The cyclic sedimentary record of the late Miocene Mediterranean shows a distinct transition from open-marine to restricted conditions, and finally to evaporitic environments associated with the Messinian Salinity Crisis. This atypical evolution has been attributed to changes in Mediterranean-Atlantic connectivity and regional climate, which has a strong precessional pulse. Tectonics and sea-level variations affect the exchange of water, salt and heat through the gateway and can therefore trigger changes in circulation and water properties in both the Atlantic Ocean and the Mediterranean Sea. Building on this qualitative knowledge of the late Miocene epoch, my objective is to improve our quantitative understanding of external forcings such as gateway size or climatic effects and their impact on the Mediterranean Sea (e.g., overturning circulation, salinity distribution and evolution). This goal is achieved by complementing the available geological/geochemical observations with a physics-based theoretical and modeling approach. During this seminar, I will address the following questions: (1) To which extent is basin salinity controlled by gateway dimensions? (2) How did the Mediterranean freshwater forcing evolve during the late Miocene?


Dirk Simon holds a BSc. and MSc. in Physics from the University of Cambridge, UK. During his Master’s thesis at the Bullard Laboratory he used Rayleigh surface tomography to investigate the upper mantle shear wave structure beneath the Cape Verde islands.

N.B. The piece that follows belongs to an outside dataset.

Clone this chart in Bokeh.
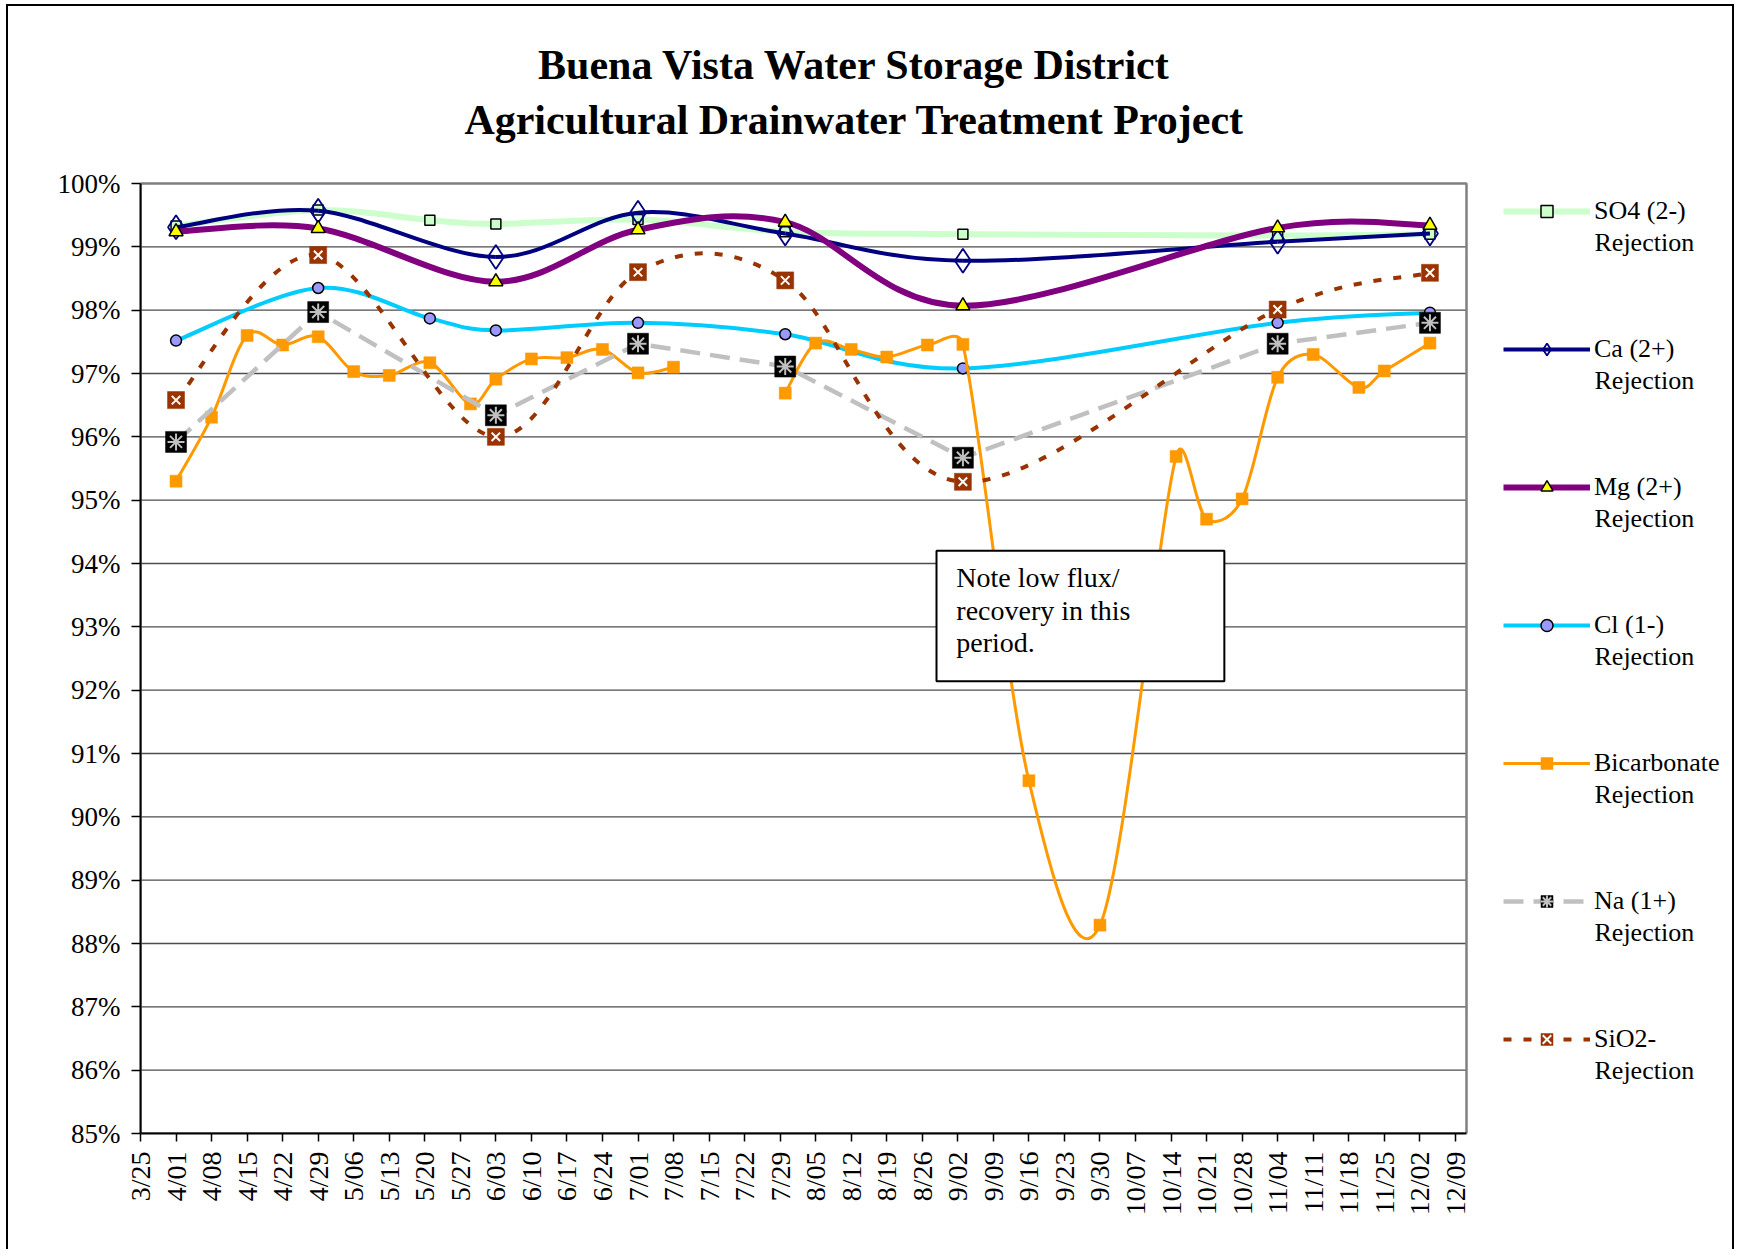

This project woke his interest to learn more about processes operating on Earth.  Dirk pursued his postgraduate studies in Earth Sciences at Utrecht University in 2012. His research within the Tectonophysics group focused on past ocean circulation in the Mediterranean Sea. Although Dirk's investigations were predominantly of theoretical nature, being a member of the EU-funded training network ‘MEDGATE’ allowed him to join his colleagues in the field to explore the geology of the Mediterranean region. Within the framework of his PhD research, Dirk also spent time at Bristol University, where he worked with global climate models. During his Postdoc at the Paleomagnetic Laboratory “Fort Hoofddijk”, Dirk extended his modeling skills to the middle Miocene epoch with a focus on the Black and Caspian Sea.